(Entries with chart source code)
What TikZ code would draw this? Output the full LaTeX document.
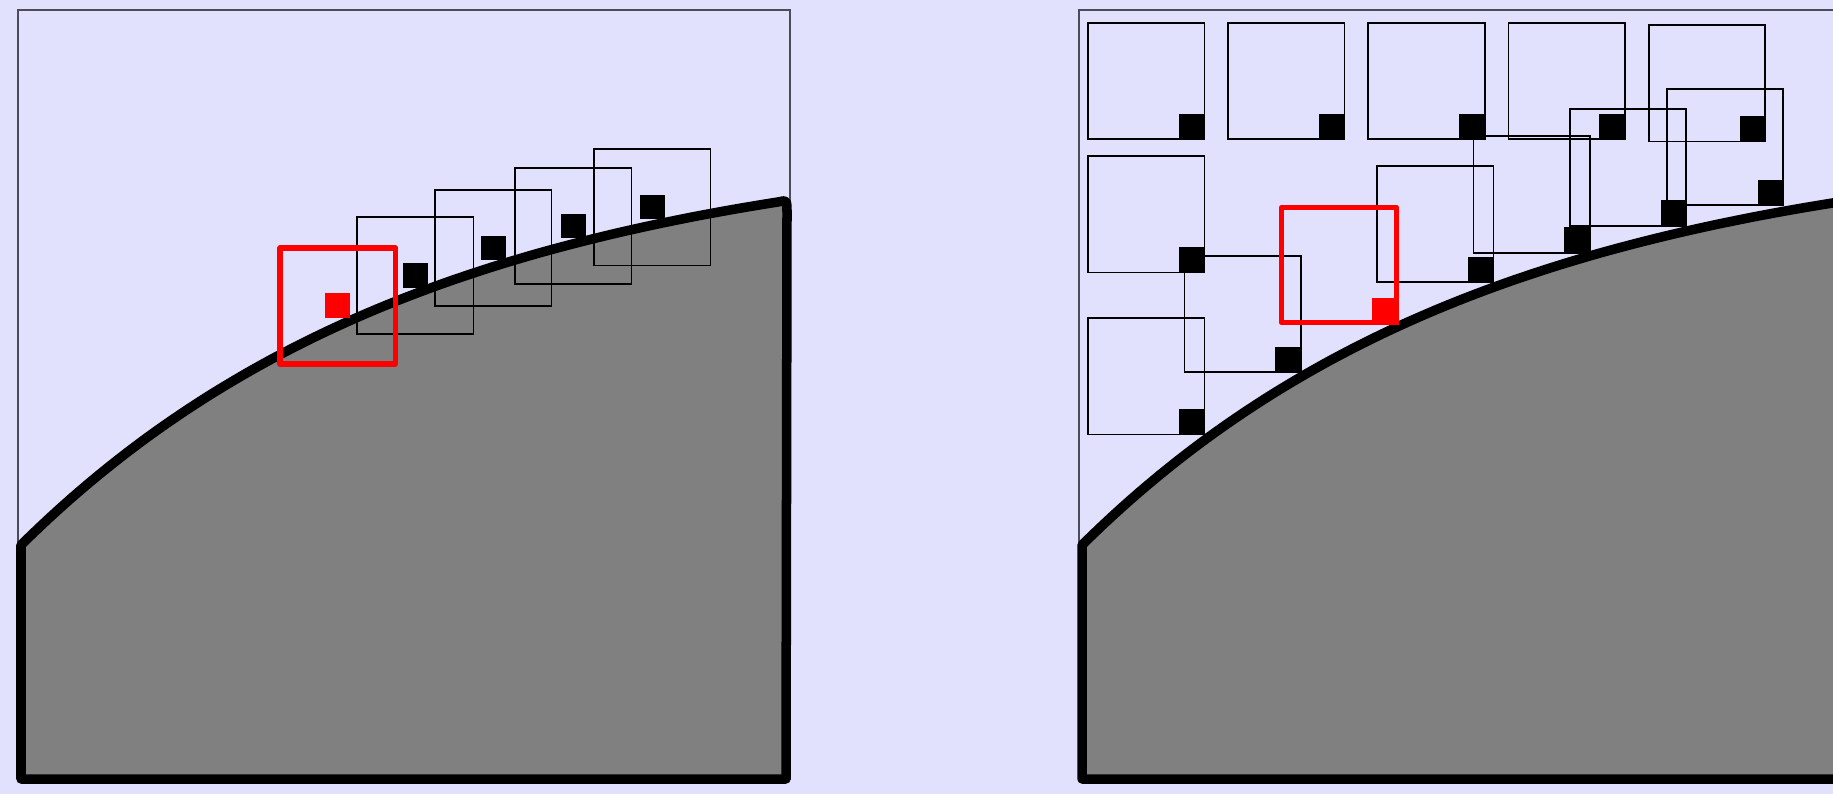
\documentclass[tikz,border=0pt]{standalone}
\definecolor{bgcol}{RGB}{225,225,254}
\definecolor{framecol}{RGB}{75,75,90}
\definecolor{shapecol}{RGB}{128,128,128}
\tikzset{
 framestyle/.style={draw=framecol,line width=0.016cm},
 landstyle/.style={fill=shapecol,draw=black,line width=0.095cm,line join=round},
 thinbox/.style={draw=black,line width=0.018cm},
 redbox/.style={draw=red,line width=0.056cm,line join=round},
}
\newcommand\mybox[2]{\draw[thinbox] (#1,#2) rectangle ++(116.5,116.5);}
\newcommand\cornersq[2]{\fill[black] ({#1+91},{#2+91}) rectangle ({#1+117},{#2+117});}
\newcommand\midsq[2]{\fill[black] ({#1+46},{#2+46}) rectangle ++(24.5,24.5);}
\begin{document}
\begin{tikzpicture}[x=0.01cm,y=-0.01cm]
\useasboundingbox (0,0) rectangle (1833,794);
\clip (0,0) rectangle (1833,794);
\fill[bgcol] (0,0) rectangle (1833,794);
\foreach \dx in {0,1061} {
 \begin{scope}[shift={(\dx,0)}]
 \draw[framestyle] (17.7,780) -- (17.7,10) -- (790,10) -- (790,780);
 \filldraw[landstyle] (21,779) -- (21,545) -- plot[domain=21:780,samples=80] (\x,{545-408*(1-exp(-(\x-21)/412))}) .. controls (787,200) .. (787,214) -- (786,779) -- cycle;
 \end{scope}
}
% left panel
\mybox{357}{217.3}\mybox{435}{189.7}\mybox{515}{167.7}\mybox{594}{149}
\midsq{357}{217.3}\midsq{435}{189.7}\midsq{515}{167.7}\midsq{594}{149}
\draw[redbox] (280,248) rectangle ++(115.5,116);
\fill[red] (325,293.3) rectangle (350,318.3);
% right panel
\mybox{1088}{22.7}\mybox{1228}{22.7}\mybox{1368.3}{22.7}\mybox{1508.4}{22.7}\mybox{1648.6}{25}
\mybox{1088}{156}\mybox{1088}{318}
\mybox{1184.4}{255.7}\mybox{1377}{165.7}\mybox{1473.4}{136.3}\mybox{1569.8}{109.3}\mybox{1666.6}{88.7}
\cornersq{1088}{22.7}\cornersq{1228}{22.7}\cornersq{1368.3}{22.7}\cornersq{1508.4}{22.7}\cornersq{1648.6}{25}
\cornersq{1088}{156}\cornersq{1088}{318}
\cornersq{1184.4}{255.7}\cornersq{1377}{165.7}\cornersq{1473.4}{136.3}\cornersq{1569.8}{109.3}\cornersq{1666.6}{88.7}
\draw[redbox] (1281.5,207.5) rectangle ++(115,115);
\fill[red] (1372,298) rectangle (1398.5,324.5);
\end{tikzpicture}
\end{document}
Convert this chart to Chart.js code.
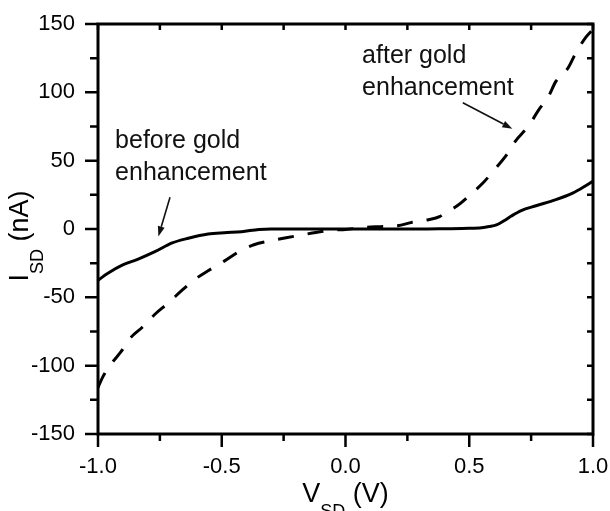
<!DOCTYPE html>
<html><head><meta charset="utf-8">
<script src="https://cdn.jsdelivr.net/npm/chart.js@4.4.0/dist/chart.umd.min.js"></script>
<style>html,body{margin:0;padding:0;background:#fff;}#wrap{width:610px;height:511px;}</style>
</head><body><div id="wrap"><canvas id="c" width="610" height="511"></canvas></div>
<script>
// ---- data ----
const beforeV = [-1.0,-0.96,-0.90,-0.84,-0.77,-0.70,-0.635,-0.555,-0.49,-0.42,-0.35,-0.30,-0.20,-0.10,0.0,0.10,0.20,0.30,0.40,0.50,0.55,0.58,0.61,0.64,0.67,0.71,0.77,0.85,0.92,0.96,1.0];
const beforeI = [-37.5,-32.4,-26.3,-22.2,-16.6,-10.2,-6.8,-3.7,-2.7,-2.0,-0.3,0,0,0,0,0,0,0,0.2,0.5,1,1.8,3,6,9.5,13.5,17,21.5,26.5,30.5,35];
const afterV = [-1.0,-0.98,-0.945,-0.907,-0.867,-0.821,-0.77,-0.718,-0.659,-0.608,-0.55,-0.49,-0.43,-0.37,-0.30,-0.24,-0.18,-0.12,-0.05,0.0,0.08,0.14,0.21,0.27,0.335,0.38,0.40,0.45,0.51,0.56,0.60,0.65,0.685,0.74,0.78,0.82,0.85,0.90,0.93,0.97,1.0];
const afterI = [-116,-108,-98.3,-89.8,-79.3,-71.9,-62.4,-54.4,-44.6,-36.8,-30,-23.5,-16.5,-11.5,-8.5,-6.4,-4.5,-2.5,-0.8,-0.3,1.2,1.7,2.3,5,6.8,9,11.5,16.8,26,34.6,43,54,64,75.5,87,97,108,118,128.6,140,146];
const xTicks = [-1.0,-0.5,0.0,0.5,1.0];
const xMinor = [-0.75,-0.25,0.25,0.75];
const yTicks = [-150,-100,-50,0,50,100,150];
const yMinor = [-125,-75,-25,25,75,125];
const beforeLabel = ["before gold","enhancement"];
const afterLabel = ["after gold","enhancement"];

const FONT = '"Liberation Sans", Arial, Helvetica, sans-serif';
const toPts = (xs, ys) => xs.map((x, i) => ({x: x, y: ys[i]}));
const noPad = s => { s.paddingLeft = 0; s.paddingRight = 0; s.paddingTop = 0; s.paddingBottom = 0; };

const framePlugin = {
  id: 'frame',
  afterDraw(chart) {
    const ctx = chart.ctx, a = chart.chartArea;
    const xs = chart.scales.x, ys = chart.scales.y;
    ctx.save();
    ctx.strokeStyle = '#000';
    ctx.lineWidth = 3;
    ctx.strokeRect(a.left, a.top, a.right - a.left, a.bottom - a.top);
    ctx.lineWidth = 2.5;
    ctx.beginPath();
    yTicks.forEach(v => { const p = ys.getPixelForValue(v); ctx.moveTo(a.left - 13, p); ctx.lineTo(a.left, p); });
    yMinor.forEach(v => { const p = ys.getPixelForValue(v); ctx.moveTo(a.left - 8, p); ctx.lineTo(a.left, p); });
    yTicks.concat(yMinor).forEach(v => { const p = ys.getPixelForValue(v); ctx.moveTo(a.right - 6, p); ctx.lineTo(a.right, p); });
    xTicks.forEach(v => { const p = xs.getPixelForValue(v); ctx.moveTo(p, a.bottom); ctx.lineTo(p, a.bottom + 13); });
    xMinor.forEach(v => { const p = xs.getPixelForValue(v); ctx.moveTo(p, a.bottom); ctx.lineTo(p, a.bottom + 7); });
    xTicks.concat(xMinor).forEach(v => { const p = xs.getPixelForValue(v); ctx.moveTo(p, a.top); ctx.lineTo(p, a.top + 6); });
    ctx.stroke();

    // annotations
    ctx.fillStyle = '#111';
    ctx.font = '25px ' + FONT;
    ctx.textAlign = 'left';
    ctx.textBaseline = 'alphabetic';
    const bx = xs.getPixelForValue(-0.931);
    ctx.fillText(beforeLabel[0], bx, ys.getPixelForValue(59.3));
    ctx.fillText(beforeLabel[1], bx, ys.getPixelForValue(35.9));
    const ax = xs.getPixelForValue(0.067);
    ctx.fillText(afterLabel[0], ax, ys.getPixelForValue(121.2));
    ctx.fillText(afterLabel[1], ax, ys.getPixelForValue(98));

    function arrow(x1, y1, x2, y2) {
      const X1 = xs.getPixelForValue(x1), Y1 = ys.getPixelForValue(y1);
      const X2 = xs.getPixelForValue(x2), Y2 = ys.getPixelForValue(y2);
      const ang = Math.atan2(Y2 - Y1, X2 - X1);
      const L = 10, W = 3.5;
      ctx.strokeStyle = '#111';
      ctx.lineWidth = 1.6;
      ctx.beginPath();
      ctx.moveTo(X1, Y1);
      ctx.lineTo(X2 - L * Math.cos(ang), Y2 - L * Math.sin(ang));
      ctx.stroke();
      ctx.beginPath();
      ctx.moveTo(X2, Y2);
      ctx.lineTo(X2 - L * Math.cos(ang) + W * Math.sin(ang), Y2 - L * Math.sin(ang) - W * Math.cos(ang));
      ctx.lineTo(X2 - L * Math.cos(ang) - W * Math.sin(ang), Y2 - L * Math.sin(ang) + W * Math.cos(ang));
      ctx.closePath();
      ctx.fill();
    }
    arrow(-0.709, 23.2, -0.756, -5.4);
    arrow(0.474, 92.4, 0.674, 73.4);

    // axis titles with subscripts
    ctx.fillStyle = '#000';
    const main = '27px ' + FONT, sub = '18px ' + FONT;
    function titleParts(a1, s, a2) {
      ctx.font = main; const w1 = ctx.measureText(a1).width, w3 = ctx.measureText(a2).width;
      ctx.font = sub; const w2 = ctx.measureText(s).width;
      return [w1, w2, w3];
    }
    function drawTitle(a1, s, a2, start, base) {
      const [w1, w2] = titleParts(a1, s, a2);
      ctx.font = main; ctx.fillText(a1, start, base);
      ctx.font = sub; ctx.fillText(s, start + w1, base + 15);
      ctx.font = main; ctx.fillText(a2, start + w1 + w2, base);
    }
    let w = titleParts('V', 'SD', ' (V)'); let tot = w[0] + w[1] + w[2];
    drawTitle('V', 'SD', ' (V)', (a.left + a.right) / 2 - tot / 2, 502);
    w = titleParts('I', 'SD', ' (nA)'); tot = w[0] + w[1] + w[2];
    ctx.save();
    ctx.translate(28, 236);
    ctx.rotate(-Math.PI / 2);
    drawTitle('I', 'SD', ' (nA)', -tot / 2, 0);
    ctx.restore();
    ctx.restore();
  }
};

new Chart(document.getElementById('c'), {
  type: 'scatter',
  data: {
    datasets: [
      { label: 'before gold enhancement', data: toPts(beforeV, beforeI), showLine: true,
        borderColor: '#000', borderWidth: 3, pointRadius: 0, cubicInterpolationMode: 'monotone', fill: false },
      { label: 'after gold enhancement', data: toPts(afterV, afterI), showLine: true,
        borderColor: '#000', borderWidth: 3, borderDash: [16, 14], pointRadius: 0, cubicInterpolationMode: 'monotone', fill: false }
    ]
  },
  options: {
    responsive: false, animation: false, devicePixelRatio: 1,
    layout: { padding: { left: 0, right: 17, top: 24, bottom: 0 } },
    plugins: { legend: { display: false }, tooltip: { enabled: false } },
    scales: {
      x: {
        type: 'linear', min: -1, max: 1, position: 'bottom',
        afterBuildTicks: s => { s.ticks = xTicks.map(v => ({ value: v })); },
        afterFit: s => { s.height = 77; noPad(s); },
        grid: { display: false, drawTicks: false }, border: { display: false },
        ticks: { color: '#000', font: { size: 22, family: FONT }, padding: 20, maxRotation: 0, autoSkip: false,
                 callback: v => Number(v).toFixed(1) }
      },
      y: {
        type: 'linear', min: -150, max: 150,
        afterBuildTicks: s => { s.ticks = yTicks.map(v => ({ value: v })); },
        afterFit: s => { s.width = 98; noPad(s); },
        grid: { display: false, drawTicks: false }, border: { display: false },
        ticks: { color: '#000', font: { size: 22, family: FONT }, padding: 23, autoSkip: false,
                 callback: v => String(v) }
      }
    }
  },
  plugins: [framePlugin]
});
</script></body></html>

Request> Take the lines from the one holding "Convert this chart to Chart.js code." to the one holding "const noPad = s", both lines included, and give them again exactly, with no pictures.

Exercise answer>
Convert this chart to Chart.js code.
<!DOCTYPE html>
<html><head><meta charset="utf-8">
<script src="https://cdn.jsdelivr.net/npm/chart.js@4.4.0/dist/chart.umd.min.js"></script>
<style>html,body{margin:0;padding:0;background:#fff;}#wrap{width:610px;height:511px;}</style>
</head><body><div id="wrap"><canvas id="c" width="610" height="511"></canvas></div>
<script>
// ---- data ----
const beforeV = [-1.0,-0.96,-0.90,-0.84,-0.77,-0.70,-0.635,-0.555,-0.49,-0.42,-0.35,-0.30,-0.20,-0.10,0.0,0.10,0.20,0.30,0.40,0.50,0.55,0.58,0.61,0.64,0.67,0.71,0.77,0.85,0.92,0.96,1.0];
const beforeI = [-37.5,-32.4,-26.3,-22.2,-16.6,-10.2,-6.8,-3.7,-2.7,-2.0,-0.3,0,0,0,0,0,0,0,0.2,0.5,1,1.8,3,6,9.5,13.5,17,21.5,26.5,30.5,35];
const afterV = [-1.0,-0.98,-0.945,-0.907,-0.867,-0.821,-0.77,-0.718,-0.659,-0.608,-0.55,-0.49,-0.43,-0.37,-0.30,-0.24,-0.18,-0.12,-0.05,0.0,0.08,0.14,0.21,0.27,0.335,0.38,0.40,0.45,0.51,0.56,0.60,0.65,0.685,0.74,0.78,0.82,0.85,0.90,0.93,0.97,1.0];
const afterI = [-116,-108,-98.3,-89.8,-79.3,-71.9,-62.4,-54.4,-44.6,-36.8,-30,-23.5,-16.5,-11.5,-8.5,-6.4,-4.5,-2.5,-0.8,-0.3,1.2,1.7,2.3,5,6.8,9,11.5,16.8,26,34.6,43,54,64,75.5,87,97,108,118,128.6,140,146];
const xTicks = [-1.0,-0.5,0.0,0.5,1.0];
const xMinor = [-0.75,-0.25,0.25,0.75];
const yTicks = [-150,-100,-50,0,50,100,150];
const yMinor = [-125,-75,-25,25,75,125];
const beforeLabel = ["before gold","enhancement"];
const afterLabel = ["after gold","enhancement"];

const FONT = '"Liberation Sans", Arial, Helvetica, sans-serif';
const toPts = (xs, ys) => xs.map((x, i) => ({x: x, y: ys[i]}));
const noPad = s => { s.paddingLeft = 0; s.paddingRight = 0; s.paddingTop = 0; s.paddingBottom = 0; };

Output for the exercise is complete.